Donnerstag, Februar 14, 2013

Albaner in America

Gestern Abend habe ich das Burma-Buch ausgelesen und es hat mir gut gefallen. Ich hatte vorher gar nicht gewusst, das George Orwell in Burma gedient hat und auch Familienangehörige dort hatte.
 
Ab heute führt mich dann die Geschichte der Albanerin Lula nach America. Angelesen hat es sich bisher jedenfalls spannend und gut. Obwohl ich  - passend - zum Valentinstag eigentlich einen Liebesroman lesen wollte, aber da habe ich keinen englisch-sprachigen auf dem Stapel gefunden. Und umstapeln hat mir keinen Spaß gemacht...
 
Mein Neues:

Francine PROSE
My New American Life

Product Description: Lula, a twenty-six-year-old Albanian woman living surreptitiously in New York City on an expiring tourist visa, hopes to make a better life for herself in America. When she lands a job as caretaker to Zeke, a rebellious high school senior in suburban New Jersey, it seems that the security, comfort, and happiness of the American dream may finally be within reach. Her new boss, Mister Stanley, an idealistic college professor turned Wall Street executive, assumes that Lula is a destitute refugee of the Balkan wars. He enlists his childhood friend Don Settebello, a hotshot lawyer who prides himself on defending political underdogs, to straighten out Lula's legal situation.

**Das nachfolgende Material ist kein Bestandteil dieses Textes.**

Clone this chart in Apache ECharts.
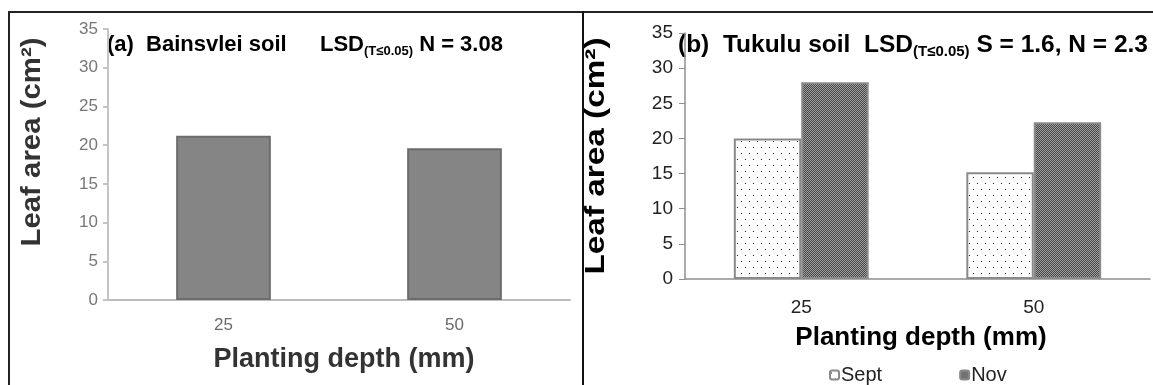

In true American fashion, everyone gets what he wants and feels good about it.
But things take a more sinister turn when Lula's Albanian "brothers" show up in a brand-new black Lexus SUV. Hoodie, Leather Jacket, and the Cute One remind her that all Albanians are family, but what they ask of her is no small favor. Lula's new American life suddenly becomes more complicated as she struggles to find her footing as a stranger in a strange new land. Is it possible that her new American life is not so different from her old Albanian one?
Set in the aftermath of 9/11, My New American Life offers a vivid, darkly humorous, bitingly real portrait of a particular moment in history, when a nation's dreams and ideals gave way to a culture of cynicism, lies, and fear. Beneath its high comic surface, the novel is a more serious consideration of immigration, of what it was like to live through the Bush-Cheney years, and of what it means to be an American.